— BEGIN STORED DATA —

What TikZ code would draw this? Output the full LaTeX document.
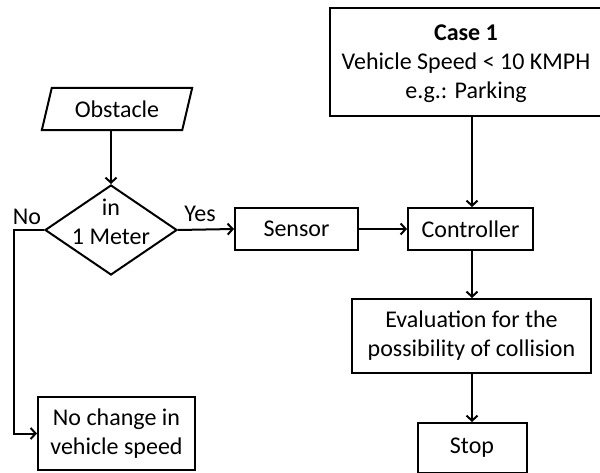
\documentclass[tikz,border=0pt]{standalone}
\usepackage{fontspec}
\setmainfont{Carlito}
\usetikzlibrary{shapes.geometric,arrows.meta}
\begin{document}
\begin{tikzpicture}[x=1pt,y=-1pt,
  every node/.style={font=\fontsize{24}{29}\selectfont},
  box/.style={draw,line width=2pt,rectangle,align=center,inner sep=0pt},
  decision/.style={draw,line width=2pt,diamond,inner sep=0pt},
  flow/.style={line width=2pt,-{Straight Barb[length=5pt,width=11pt,line width=2pt]}},
  lbl/.style={inner sep=0pt}]
\useasboundingbox (0,0) rectangle (600,473);
% input (parallelogram drawn around its text node)
\node[inner sep=0pt,minimum width=140pt,minimum height=42pt] (obst) at (117,109) {Obstacle};
\draw[line width=2pt,line join=miter]
  ([xshift=-5pt]obst.south west) -- ([xshift=5pt]obst.north west) --
  ([xshift=5pt]obst.north east) -- ([xshift=-5pt]obst.south east) -- cycle;
% decision
\node[decision,minimum width=132pt,minimum height=90pt] (dec) at (111,230) {};
\node[lbl,align=center] (dectext) at (111,221.5) {in\\1 Meter};
% process boxes
\node[box,minimum width=123pt,minimum height=42pt] (sensor) at (296.5,229) {Sensor};
\node[box,minimum width=125pt,minimum height=42pt] (ctrl) at (470.5,229) {Controller};
\node[box,minimum width=276pt,minimum height=108pt] (case) at (468,62) {};
\node[lbl,align=center] (casetext) at (466,64)
      {\textbf{Case 1}\\Vehicle Speed < 10 KMPH\\e.g.: Parking};
\node[box,minimum width=239pt,minimum height=74pt] (eval) at (471.5,336)
      {Evaluation for the\\possibility of collision};
\node[box,minimum width=109pt,minimum height=50pt] (stop) at (472,448) {Stop};
\node[box,minimum width=157pt,minimum height=73pt] (nochg) at (116.5,433.5)
      {No change in\\vehicle speed};
% branch labels
\node[lbl] (yes) at (200,214) {Yes};
\node[lbl] (no) at (27,217) {No};
% connectors
\coordinate (vx) at (472,0);
\coordinate (nox) at (14,0);
\draw[flow] (obst.south -| dec) -- (dec.north);
\draw[flow] (dec.east) -- (sensor.west);
\draw[flow] (sensor.east) -- (ctrl.west);
\draw[flow] (case.south -| vx) -- (ctrl.north -| vx);
\draw[flow] (ctrl.south -| vx) -- (eval.north -| vx);
\draw[flow] (eval.south -| vx) -- (stop.north -| vx);
\draw[flow] (dec.west) -- (dec.west -| nox) |- (nochg.west);
\end{tikzpicture}
\end{document}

— END STORED DATA —

AIM OF THE TASK. Word for word, quote the lines above. Omit the pictures.

SOLUTION BELOW.
What TikZ code would draw this? Output the full LaTeX document.
\documentclass[tikz,border=0pt]{standalone}
\usepackage{fontspec}
\setmainfont{Carlito}
\usetikzlibrary{shapes.geometric,arrows.meta}
\begin{document}
\begin{tikzpicture}[x=1pt,y=-1pt,
  every node/.style={font=\fontsize{24}{29}\selectfont},
  box/.style={draw,line width=2pt,rectangle,align=center,inner sep=0pt},
  decision/.style={draw,line width=2pt,diamond,inner sep=0pt},
  flow/.style={line width=2pt,-{Straight Barb[length=5pt,width=11pt,line width=2pt]}},
  lbl/.style={inner sep=0pt}]
\useasboundingbox (0,0) rectangle (600,473);
% input (parallelogram drawn around its text node)
\node[inner sep=0pt,minimum width=140pt,minimum height=42pt] (obst) at (117,109) {Obstacle};
\draw[line width=2pt,line join=miter]
  ([xshift=-5pt]obst.south west) -- ([xshift=5pt]obst.north west) --
  ([xshift=5pt]obst.north east) -- ([xshift=-5pt]obst.south east) -- cycle;
% decision
\node[decision,minimum width=132pt,minimum height=90pt] (dec) at (111,230) {};
\node[lbl,align=center] (dectext) at (111,221.5) {in\\1 Meter};
% process boxes
\node[box,minimum width=123pt,minimum height=42pt] (sensor) at (296.5,229) {Sensor};
\node[box,minimum width=125pt,minimum height=42pt] (ctrl) at (470.5,229) {Controller};
\node[box,minimum width=276pt,minimum height=108pt] (case) at (468,62) {};
\node[lbl,align=center] (casetext) at (466,64)
      {\textbf{Case 1}\\Vehicle Speed < 10 KMPH\\e.g.: Parking};
\node[box,minimum width=239pt,minimum height=74pt] (eval) at (471.5,336)
      {Evaluation for the\\possibility of collision};
\node[box,minimum width=109pt,minimum height=50pt] (stop) at (472,448) {Stop};
\node[box,minimum width=157pt,minimum height=73pt] (nochg) at (116.5,433.5)
      {No change in\\vehicle speed};
% branch labels
\node[lbl] (yes) at (200,214) {Yes};
\node[lbl] (no) at (27,217) {No};
% connectors
\coordinate (vx) at (472,0);
\coordinate (nox) at (14,0);
\draw[flow] (obst.south -| dec) -- (dec.north);
\draw[flow] (dec.east) -- (sensor.west);
\draw[flow] (sensor.east) -- (ctrl.west);
\draw[flow] (case.south -| vx) -- (ctrl.north -| vx);
\draw[flow] (ctrl.south -| vx) -- (eval.north -| vx);
\draw[flow] (eval.south -| vx) -- (stop.north -| vx);
\draw[flow] (dec.west) -- (dec.west -| nox) |- (nochg.west);
\end{tikzpicture}
\end{document}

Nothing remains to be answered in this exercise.